→ RAW DATA
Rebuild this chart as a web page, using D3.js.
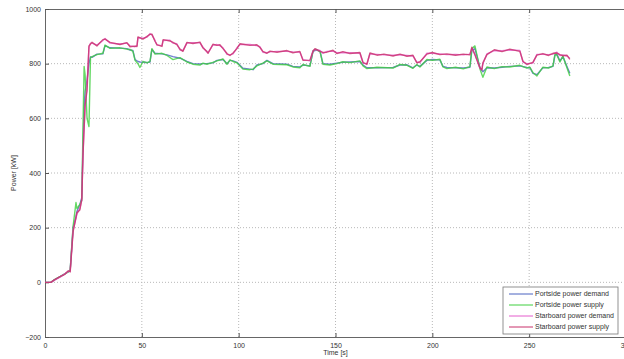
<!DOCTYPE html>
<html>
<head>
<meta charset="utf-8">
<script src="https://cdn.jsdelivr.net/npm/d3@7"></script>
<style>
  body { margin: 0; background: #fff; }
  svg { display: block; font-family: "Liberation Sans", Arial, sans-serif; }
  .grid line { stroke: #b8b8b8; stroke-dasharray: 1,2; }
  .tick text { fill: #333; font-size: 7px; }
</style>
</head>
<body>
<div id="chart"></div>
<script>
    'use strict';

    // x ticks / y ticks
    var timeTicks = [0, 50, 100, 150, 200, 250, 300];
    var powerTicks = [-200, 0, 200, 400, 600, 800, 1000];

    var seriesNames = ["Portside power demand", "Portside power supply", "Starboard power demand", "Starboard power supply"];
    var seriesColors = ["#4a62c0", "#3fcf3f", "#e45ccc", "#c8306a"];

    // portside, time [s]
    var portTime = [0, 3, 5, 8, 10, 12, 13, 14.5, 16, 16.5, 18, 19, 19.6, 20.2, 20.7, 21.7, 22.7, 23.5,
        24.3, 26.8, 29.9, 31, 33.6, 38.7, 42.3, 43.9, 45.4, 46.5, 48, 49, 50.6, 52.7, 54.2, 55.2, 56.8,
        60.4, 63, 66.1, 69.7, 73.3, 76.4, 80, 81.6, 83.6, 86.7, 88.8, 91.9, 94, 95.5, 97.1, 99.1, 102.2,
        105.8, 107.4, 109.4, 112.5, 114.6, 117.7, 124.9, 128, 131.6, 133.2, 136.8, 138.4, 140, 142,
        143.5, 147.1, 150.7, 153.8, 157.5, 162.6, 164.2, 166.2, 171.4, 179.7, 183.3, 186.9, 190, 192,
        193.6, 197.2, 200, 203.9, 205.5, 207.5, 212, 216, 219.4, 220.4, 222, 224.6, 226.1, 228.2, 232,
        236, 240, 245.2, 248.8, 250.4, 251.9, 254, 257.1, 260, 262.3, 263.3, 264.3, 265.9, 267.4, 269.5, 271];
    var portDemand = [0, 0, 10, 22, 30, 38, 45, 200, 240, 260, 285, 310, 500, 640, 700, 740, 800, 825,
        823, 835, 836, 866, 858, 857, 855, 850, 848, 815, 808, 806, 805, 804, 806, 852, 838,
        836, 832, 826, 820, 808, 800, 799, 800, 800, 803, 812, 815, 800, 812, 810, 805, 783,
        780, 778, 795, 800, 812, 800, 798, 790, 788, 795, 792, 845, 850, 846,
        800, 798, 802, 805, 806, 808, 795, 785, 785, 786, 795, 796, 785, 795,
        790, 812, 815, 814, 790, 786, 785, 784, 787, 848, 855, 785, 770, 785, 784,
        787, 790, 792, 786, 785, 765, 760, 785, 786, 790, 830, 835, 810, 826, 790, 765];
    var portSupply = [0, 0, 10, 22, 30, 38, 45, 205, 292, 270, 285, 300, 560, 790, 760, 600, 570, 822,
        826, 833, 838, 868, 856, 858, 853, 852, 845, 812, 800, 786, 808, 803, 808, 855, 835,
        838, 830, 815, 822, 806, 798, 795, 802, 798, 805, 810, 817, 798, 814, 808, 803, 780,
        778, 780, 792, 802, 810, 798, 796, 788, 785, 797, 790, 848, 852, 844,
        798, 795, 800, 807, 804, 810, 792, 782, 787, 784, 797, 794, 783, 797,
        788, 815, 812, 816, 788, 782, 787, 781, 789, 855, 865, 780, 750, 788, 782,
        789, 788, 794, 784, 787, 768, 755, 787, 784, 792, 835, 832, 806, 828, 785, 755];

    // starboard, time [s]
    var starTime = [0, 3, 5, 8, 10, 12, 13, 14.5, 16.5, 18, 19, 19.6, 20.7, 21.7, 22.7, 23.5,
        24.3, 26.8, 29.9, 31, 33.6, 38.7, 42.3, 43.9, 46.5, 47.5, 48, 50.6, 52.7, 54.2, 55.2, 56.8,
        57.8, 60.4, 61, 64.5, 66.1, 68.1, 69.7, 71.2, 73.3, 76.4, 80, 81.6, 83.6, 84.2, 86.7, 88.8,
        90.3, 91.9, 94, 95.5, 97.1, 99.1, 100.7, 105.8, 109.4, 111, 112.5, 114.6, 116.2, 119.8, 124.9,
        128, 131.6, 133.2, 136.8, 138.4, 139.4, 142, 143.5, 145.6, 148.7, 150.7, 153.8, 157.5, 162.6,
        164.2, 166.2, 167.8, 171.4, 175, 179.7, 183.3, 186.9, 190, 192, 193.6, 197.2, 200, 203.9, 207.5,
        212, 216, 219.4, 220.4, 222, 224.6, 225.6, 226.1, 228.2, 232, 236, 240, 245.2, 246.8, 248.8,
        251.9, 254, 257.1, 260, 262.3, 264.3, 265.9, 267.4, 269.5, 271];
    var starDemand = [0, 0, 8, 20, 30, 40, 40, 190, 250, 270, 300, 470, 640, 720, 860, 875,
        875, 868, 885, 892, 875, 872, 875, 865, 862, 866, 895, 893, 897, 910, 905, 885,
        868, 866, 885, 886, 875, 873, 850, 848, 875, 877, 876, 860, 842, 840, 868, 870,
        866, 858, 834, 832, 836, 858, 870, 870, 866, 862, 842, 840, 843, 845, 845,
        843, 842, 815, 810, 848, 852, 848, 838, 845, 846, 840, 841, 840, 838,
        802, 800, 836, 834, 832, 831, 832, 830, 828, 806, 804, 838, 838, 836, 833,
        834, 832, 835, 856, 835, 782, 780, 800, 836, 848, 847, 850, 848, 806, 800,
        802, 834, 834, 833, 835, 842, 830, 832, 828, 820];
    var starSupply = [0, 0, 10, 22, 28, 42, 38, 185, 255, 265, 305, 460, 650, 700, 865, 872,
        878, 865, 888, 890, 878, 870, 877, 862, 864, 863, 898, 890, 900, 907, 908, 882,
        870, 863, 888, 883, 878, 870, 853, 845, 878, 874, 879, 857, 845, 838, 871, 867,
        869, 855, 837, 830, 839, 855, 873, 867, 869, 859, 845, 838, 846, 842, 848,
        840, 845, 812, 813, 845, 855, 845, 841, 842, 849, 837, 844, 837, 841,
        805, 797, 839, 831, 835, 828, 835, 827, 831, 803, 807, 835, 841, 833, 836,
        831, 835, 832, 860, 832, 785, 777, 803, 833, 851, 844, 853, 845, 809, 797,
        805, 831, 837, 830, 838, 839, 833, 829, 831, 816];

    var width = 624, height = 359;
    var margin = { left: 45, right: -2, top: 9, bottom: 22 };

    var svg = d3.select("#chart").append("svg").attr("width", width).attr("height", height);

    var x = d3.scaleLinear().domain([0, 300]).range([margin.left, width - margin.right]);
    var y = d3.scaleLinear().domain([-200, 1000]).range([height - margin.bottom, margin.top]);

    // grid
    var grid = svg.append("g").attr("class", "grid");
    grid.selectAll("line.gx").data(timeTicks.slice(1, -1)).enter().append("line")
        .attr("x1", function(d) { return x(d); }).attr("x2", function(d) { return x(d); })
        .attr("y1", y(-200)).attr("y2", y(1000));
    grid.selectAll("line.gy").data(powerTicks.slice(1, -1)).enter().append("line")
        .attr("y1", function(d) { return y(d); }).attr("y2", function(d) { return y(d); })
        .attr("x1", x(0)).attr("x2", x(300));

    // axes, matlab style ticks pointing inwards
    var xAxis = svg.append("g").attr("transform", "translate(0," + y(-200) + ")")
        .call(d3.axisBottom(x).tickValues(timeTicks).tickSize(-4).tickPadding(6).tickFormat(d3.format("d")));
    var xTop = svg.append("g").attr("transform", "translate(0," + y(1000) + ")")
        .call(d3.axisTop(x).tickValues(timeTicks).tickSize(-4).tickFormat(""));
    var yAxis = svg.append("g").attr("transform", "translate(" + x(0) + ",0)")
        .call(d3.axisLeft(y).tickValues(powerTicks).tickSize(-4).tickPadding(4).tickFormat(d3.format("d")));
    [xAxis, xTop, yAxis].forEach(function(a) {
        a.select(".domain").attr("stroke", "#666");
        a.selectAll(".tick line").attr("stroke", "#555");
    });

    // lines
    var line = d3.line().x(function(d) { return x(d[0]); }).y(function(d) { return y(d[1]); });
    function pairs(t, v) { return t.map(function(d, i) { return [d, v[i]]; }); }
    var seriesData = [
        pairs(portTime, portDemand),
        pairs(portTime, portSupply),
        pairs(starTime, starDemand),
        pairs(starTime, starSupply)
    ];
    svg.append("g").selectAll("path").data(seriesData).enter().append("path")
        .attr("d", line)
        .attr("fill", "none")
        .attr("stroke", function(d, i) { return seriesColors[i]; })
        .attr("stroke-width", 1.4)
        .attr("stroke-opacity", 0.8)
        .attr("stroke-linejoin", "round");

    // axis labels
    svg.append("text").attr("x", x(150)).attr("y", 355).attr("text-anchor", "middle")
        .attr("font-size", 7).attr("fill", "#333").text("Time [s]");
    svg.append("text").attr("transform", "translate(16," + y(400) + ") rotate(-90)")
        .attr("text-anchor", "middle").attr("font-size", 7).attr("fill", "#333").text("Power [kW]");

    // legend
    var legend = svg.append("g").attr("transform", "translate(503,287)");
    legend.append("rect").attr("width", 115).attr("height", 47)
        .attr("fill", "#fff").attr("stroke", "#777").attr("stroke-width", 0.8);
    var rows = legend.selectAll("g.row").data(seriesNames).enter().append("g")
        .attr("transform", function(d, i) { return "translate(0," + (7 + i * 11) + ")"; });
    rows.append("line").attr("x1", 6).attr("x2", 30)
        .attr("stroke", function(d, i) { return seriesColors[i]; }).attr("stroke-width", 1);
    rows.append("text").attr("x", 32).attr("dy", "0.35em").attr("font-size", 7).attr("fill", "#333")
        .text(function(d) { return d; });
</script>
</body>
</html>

→ THE TASK
Pick out all the lines with the word "chart" in them and copy them.

→ WRITTEN SOLUTION
Rebuild this chart as a web page, using D3.js.
<div id="chart"></div>
    var svg = d3.select("#chart").append("svg").attr("width", width).attr("height", height);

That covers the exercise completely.